- _PROVIDED DATA_
^^^^^^^^

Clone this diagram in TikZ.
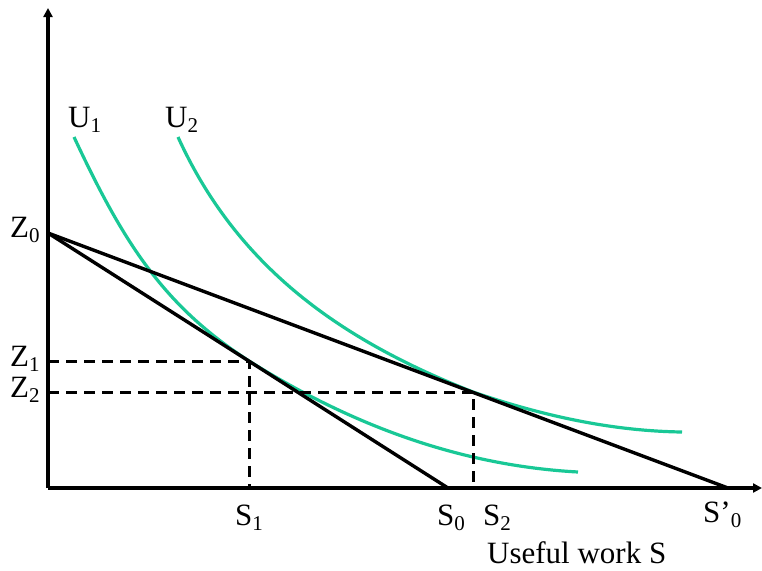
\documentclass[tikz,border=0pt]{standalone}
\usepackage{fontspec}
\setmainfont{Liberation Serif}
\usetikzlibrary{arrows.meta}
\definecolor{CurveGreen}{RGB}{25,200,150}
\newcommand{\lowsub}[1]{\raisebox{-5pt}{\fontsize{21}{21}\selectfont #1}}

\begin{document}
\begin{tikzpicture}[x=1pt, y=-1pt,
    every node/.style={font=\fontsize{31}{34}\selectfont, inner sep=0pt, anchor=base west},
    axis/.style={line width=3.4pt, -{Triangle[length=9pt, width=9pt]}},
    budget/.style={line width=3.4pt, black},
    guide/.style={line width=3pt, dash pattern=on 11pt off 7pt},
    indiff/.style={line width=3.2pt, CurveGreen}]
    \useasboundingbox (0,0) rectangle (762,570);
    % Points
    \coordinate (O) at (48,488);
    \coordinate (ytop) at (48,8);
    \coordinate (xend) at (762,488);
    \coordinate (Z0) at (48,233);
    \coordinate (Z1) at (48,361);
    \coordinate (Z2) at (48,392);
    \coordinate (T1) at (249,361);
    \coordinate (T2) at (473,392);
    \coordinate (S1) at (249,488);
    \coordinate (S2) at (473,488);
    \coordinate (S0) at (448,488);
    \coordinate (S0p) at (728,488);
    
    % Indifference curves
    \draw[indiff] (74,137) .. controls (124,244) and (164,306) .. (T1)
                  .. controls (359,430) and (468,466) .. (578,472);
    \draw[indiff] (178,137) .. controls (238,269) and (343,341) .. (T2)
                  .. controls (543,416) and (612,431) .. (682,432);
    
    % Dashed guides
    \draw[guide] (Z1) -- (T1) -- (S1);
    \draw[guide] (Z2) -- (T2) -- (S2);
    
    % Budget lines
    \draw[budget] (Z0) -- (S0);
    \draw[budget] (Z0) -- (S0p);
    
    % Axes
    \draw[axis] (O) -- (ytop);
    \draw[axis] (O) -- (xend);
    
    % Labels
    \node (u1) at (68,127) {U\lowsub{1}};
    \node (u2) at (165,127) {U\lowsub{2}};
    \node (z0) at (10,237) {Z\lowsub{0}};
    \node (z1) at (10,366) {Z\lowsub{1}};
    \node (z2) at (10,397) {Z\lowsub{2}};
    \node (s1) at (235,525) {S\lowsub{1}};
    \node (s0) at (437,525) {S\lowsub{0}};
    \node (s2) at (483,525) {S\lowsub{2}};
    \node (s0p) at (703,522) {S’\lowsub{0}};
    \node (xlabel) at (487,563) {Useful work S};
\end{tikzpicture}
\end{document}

^^^^^^^^

- _PROBLEM TO WORK ON_
Exactly as they appear, print the lines of the listing above from its first line through the line that contains "(O) -- (xend);", minus the pictures.

- _RESULT OF THE EXERCISE_
Clone this diagram in TikZ.
\documentclass[tikz,border=0pt]{standalone}
\usepackage{fontspec}
\setmainfont{Liberation Serif}
\usetikzlibrary{arrows.meta}
\definecolor{CurveGreen}{RGB}{25,200,150}
\newcommand{\lowsub}[1]{\raisebox{-5pt}{\fontsize{21}{21}\selectfont #1}}

\begin{document}
\begin{tikzpicture}[x=1pt, y=-1pt,
    every node/.style={font=\fontsize{31}{34}\selectfont, inner sep=0pt, anchor=base west},
    axis/.style={line width=3.4pt, -{Triangle[length=9pt, width=9pt]}},
    budget/.style={line width=3.4pt, black},
    guide/.style={line width=3pt, dash pattern=on 11pt off 7pt},
    indiff/.style={line width=3.2pt, CurveGreen}]
    \useasboundingbox (0,0) rectangle (762,570);
    % Points
    \coordinate (O) at (48,488);
    \coordinate (ytop) at (48,8);
    \coordinate (xend) at (762,488);
    \coordinate (Z0) at (48,233);
    \coordinate (Z1) at (48,361);
    \coordinate (Z2) at (48,392);
    \coordinate (T1) at (249,361);
    \coordinate (T2) at (473,392);
    \coordinate (S1) at (249,488);
    \coordinate (S2) at (473,488);
    \coordinate (S0) at (448,488);
    \coordinate (S0p) at (728,488);
    
    % Indifference curves
    \draw[indiff] (74,137) .. controls (124,244) and (164,306) .. (T1)
                  .. controls (359,430) and (468,466) .. (578,472);
    \draw[indiff] (178,137) .. controls (238,269) and (343,341) .. (T2)
                  .. controls (543,416) and (612,431) .. (682,432);
    
    % Dashed guides
    \draw[guide] (Z1) -- (T1) -- (S1);
    \draw[guide] (Z2) -- (T2) -- (S2);
    
    % Budget lines
    \draw[budget] (Z0) -- (S0);
    \draw[budget] (Z0) -- (S0p);
    
    % Axes
    \draw[axis] (O) -- (ytop);
    \draw[axis] (O) -- (xend);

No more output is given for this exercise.